Im Gegenteil: „Sanktionen sind auch kontraproduktiv, sie radikalisieren die Elite des Iran weiter“, erklärt Dodge. Das Land habe trotz der bisherigen drei Runden an UN-Sanktionen mit erheblichem Tempo sein Nuklearprojekt vorangetrieben. Ein Blick in den vertraulichen IAEO-Report bestätigt die Analyse: Die UN-Behörde schreibt, sie sei besorgt über eine mögliche „Entwicklung einer nuklearen Sprengladung für eine Rakete“ im Iran. Mit anderen Worten: Das Regime plant wahrscheinlich den Bau von Raketen, die mit Atomsprengköpfen bestückt sind. IAEO-Diplomaten sprechen von „erheblicher iranischer Anstrengung in der Trägertechnologie“. Weiter heißt es in dem Dossier der Atompolizei: „Die vermuteten Aktivitäten umfassen mehrere Projekte und Unterprojekte zu militärischen und Raketen-Aspekten, die von Organisationen nahe dem Militär geführt werden.“ In dem Bericht ist auch von Zündern die Rede. Zudem schaffen es Irans Ingenieure, Uran auf rund 20 Prozent anzureichern. Niedrig angereichertes Uran dient der friedlichen Nutzung der Kernkraft, mit hoch angereichertem Uran – rund 90 Prozent – könnte der Iran eine Atombombe bauen. „Die Iraner reichern jetzt auf rund 20 Prozent an, damit haben sie etwa drei Viertel der Strecke auf dem Weg zu einer 90-Prozent-Anreicherung zurückgelegt“, heißt es aus IAEO-Kreisen. Bei der Bearbeitung von Uran gilt die Faustregel: Beherrschen Nuklearexperten die Technik für eine niedrige Anreicherung, fällt ihnen eine höhere Anreicherung leichter. Fazit: Das vom UN-Sicherheitsrat angeordnete Verbot der Urananreicherung und anderer Elemente des Atomprojekts wird vom Iran kühl ignoriert.

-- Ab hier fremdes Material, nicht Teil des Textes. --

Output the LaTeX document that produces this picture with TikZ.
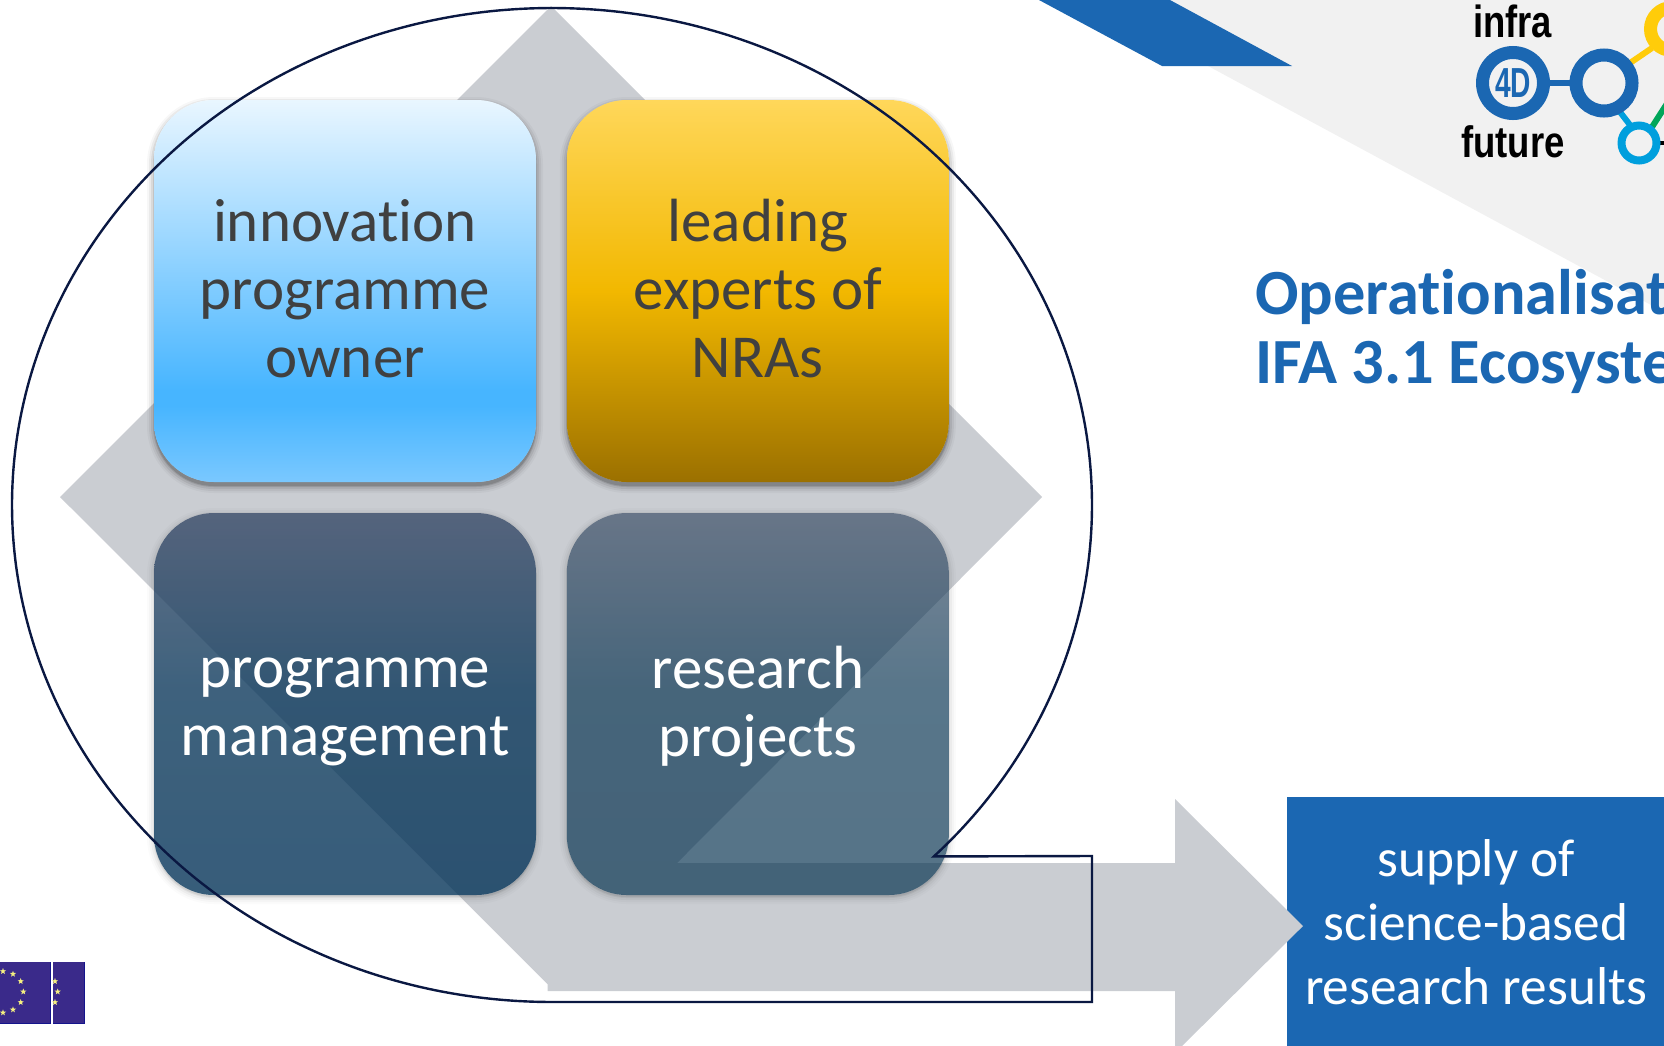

Dass Teheran dem Bau von Nuklearwaffen immer näher kommt, belegen auch Untersuchungen des Instituts für Wissenschaft und Internationale Sicherheit in Washington. Dort heißt es über Natanz, eine iranische Atomanlage: „Natanz könnte derzeit genügend waffenfähiges Uran für eine Bombe in weniger als sechs Monaten produzieren.“

Angesichts der unbeirrten Fahrt der Iraner in Richtung Atommacht breitet sich bei der IAEO Ratlosigkeit aus. Der Rat der Gouverneure, das Lenkungsgremium der UN-Atomenergiebehörde, will Anfang März wieder über Teherans Ambitionen debattieren. Am Ende dürfte eine weitere verbale Verurteilung des Mullah- Regimes stehen.